Во главе польского правительства встал самолюбивый генерал Сикорский, а Пилсудский оставил за собой стратегический контроль над армией, назначив себя начальником ее генерального штаба и объявив о своей нейтральной политической позиции. Это было очень правильное решение, потому что ужасающая коррупция в правящем слое Польши, никак не дотягивавшем до слова «элита», была ясно и отчетливо видна всем гражданам республики, понимавшим, что, участвуя в польской политической жизни 1921–1926 годов, сохранить незапятнанное и честное имя невозможно даже чисто технически. Умный и надменный Пилсудский с холодной яростью ждал своего накатывающегося на Польшу часа, когда избранные народом власти окончательно достанут этот народ.
Несмотря на то, что в 1924 году разрушенную послевоенной инфляцией польскую марку заменил относительно стабильный золотой франк, «злотый», обнищавшие граждане не могли наполнить деньгами ни внутренний, ни тем более внешний рынок страны. Осенью 1925 года Польшу поразил жесточайший экономический и финансовый кризис, который в первую очередь обрушил на государство огромную по размеру безработицу.
Правящая партия «народной демократии» для теоретической борьбы с кризисом попыталась создать коалиционное правительство с ППС Пилсудского, само собой, не дав ей никаких ключевых министерских постов. Пилсудчики, естественно, не захотели без вины брать на себя ошибки их правящих конкурентов и сотрудничать с правительством во главе с национал-демократом В. Витосом не стали.

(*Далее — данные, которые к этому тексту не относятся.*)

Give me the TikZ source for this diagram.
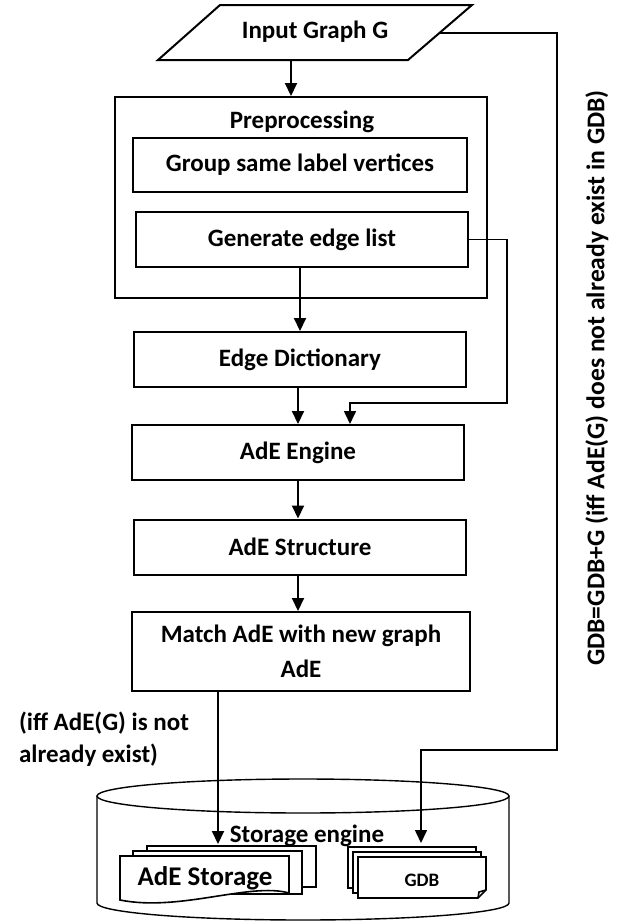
\documentclass[tikz,border=0pt]{standalone}
\usepackage{fontspec}
\setmainfont{Carlito}
\usetikzlibrary{arrows.meta}

\begin{document}
\begin{tikzpicture}[x=0.5pt,y=-0.5pt,>={Triangle[width=6pt,length=6.5pt]},
  every node/.style={font=\bfseries\fontsize{12.5}{14}\selectfont},
  block/.style={draw,line width=1pt,minimum width=166pt,minimum height=27.5pt,inner sep=0pt},
  flow/.style={->,line width=1pt},
  side/.style={->,line width=0.8pt},
  doc/.style={fill=white,line width=0.8pt}]
\useasboundingbox (0,0) rectangle (617,922);

%%%STORAGE ENGINE (cylinder)
\draw[line width=0.7pt] (303,796) ellipse [x radius=206, y radius=17];
\draw[line width=0.7pt] (97,796) -- (97,903) arc [start angle=180, end angle=0, x radius=206, y radius=17] -- (509,796);

%%%ADE STORAGE documents
\filldraw[doc] (147,846) rectangle (316,887);
\filldraw[doc] (133,851) rectangle (302,894);
\filldraw[doc] (120,856) -- (289,856) -- (289,893) .. controls (250,882) and (180,912) .. (120,900) -- cycle;
%%%GDB documents
\filldraw[doc] (348,847) rectangle (476,888);
\filldraw[doc] (353,852) rectangle (481,893);
\filldraw[doc] (358,857) -- (486,857) -- (486,890) -- (478,898) -- (358,898) -- cycle;
\draw[line width=0.8pt] (478,898) -- (479,892) -- (486,890);

%%%INPUT
\draw[line width=1pt] (220,5) -- (472,5) -- (408,60) -- (158,60) -- cycle;
\node (input) at (315,32) {Input Graph G};
\coordinate (inB) at (291,60);
\coordinate (inR) at (439,33);

%%%PREPROCESSING
\node[block,minimum width=186pt,minimum height=100.5pt] (prep) at (301,197.5) {};
\node (pretitle) at (302,122) {Preprocessing};
\node[block,minimum width=167pt,minimum height=27pt] (group) at (300,165) {Group same label vertices};
\node[block] (edges) at (302,239.5) {Generate edge list};

%%%MAIN CHAIN
\node[block] (dict) at (300,359.5) {Edge Dictionary};
\node[block] (engine) at (298,452.5) {AdE Engine};
\node[block] (struct) at (300,547) {AdE Structure};
\node[block,minimum width=169pt,minimum height=39.5pt,align=center,
  font=\bfseries\fontsize{12.5}{17.5}\selectfont] (match) at (301,651.5) {Match AdE with new graph\\AdE};

%%%STORAGE LABELS
\node (store) at (307,836) {Storage engine};
\node[font=\bfseries\fontsize{13.5}{15}\selectfont] (adestore) at (205,878) {AdE Storage};
\node[font=\bfseries\fontsize{9.5}{11}\selectfont] (gdb) at (422,880) {GDB};
\coordinate (adein) at (218,844);
\coordinate (gdbin) at (421,843);
\coordinate (r1) at (507,403);

%%%ARROWS
\draw[flow] (inB) -- (inB |- prep.north);
\draw[flow] (edges.south -| dict) -- (dict.north);
\draw[flow] (dict.south -| engine) -- (engine.north);
\draw[flow] (engine.south) -- (struct.north -| engine);
\draw[flow] (struct.south -| engine) -- (match.north -| engine);
\draw[flow] (match.south -| adein) -- (adein);
\draw[side] (edges.east) -| (r1) -| ([xshift=26pt]engine.north);
\draw[side] (inR) -| (557,750) -| (gdbin);

%%%CONDITIONS
\node[anchor=west,align=left] (cond) at (12,739) {(iff AdE(G) is not\\[2pt]already exist)};
\node[rotate=90,font=\bfseries\fontsize{12.8}{14}\selectfont] (gdbnote) at (597,378) {GDB=GDB+G (iff AdE(G) does not already exist in GDB)};
\end{tikzpicture}
\end{document}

Юзеф Пилсудский дождался, наконец, своего часа. Он совершенно заслуженно и открыто назвал оголтелый от набивания карманов польский Сейм «собранием шлюх и воров» и в мае 1926 года совершил спокойный полубескровный военный переворот.
12 мая «первый маршал» во главе верных ему, а не присяге полков, атаковал законную власть, которую защищали верные присяге, а не ему полки польской армии. Никто, впрочем, не собирался активно умирать за правящее государственное ворье, к тому же постоянно залезавшее в карман народа, мешая ему жить. В результате трехдневной «варшавской битвы» погибло четыреста и была ранена тысяча человек, а президент В. Войцеховский и правительство В. Витаса были благополучно свергнуты.
В августе 1926 года «собрание шлюх и воров», оно же Национальное собрание Польши, избрало Юзефа Пилсудского президентом страны, но мудрый политик и на этот раз мудро отказался от ограниченного в правах главного государственного поста. Само собой, «железный Юзеф» сохранил за собой контроль за Польшей, остался начальником Генерального штаба и возглавил созданное им же, не подчиненное ни правительству, ни Сейму Управление Генерального инспектора Вооруженных Сил Польши, занимавшееся всеми армейскими делами. Это еще более усилило и так колоссальное влияние на войска «первого маршала», не интересовавшегося, чем же будет заниматься в правительстве новый военный министр.
Президентом Польши стал профессор-химик и почти пилсудчик Игнатий Мостицкий. Сам Пилсудский с 1926 года попеременно назначал себя или военным министром, или председателем правительства, всегда оставаясь генеральным инспектором польской армии, он вел непрекращающуюся борьбу с многопартийным сеймом и готовил изменения в конституции, стремясь собрать всю власть в руках будущего президента Пилсудского. Ему активно помогали пилсудчики из созданных по его команде Союза легионеров, обществ «Стрелок», «Ополчение», многие члены которых стремились к консервативно-чиновничьей карьере.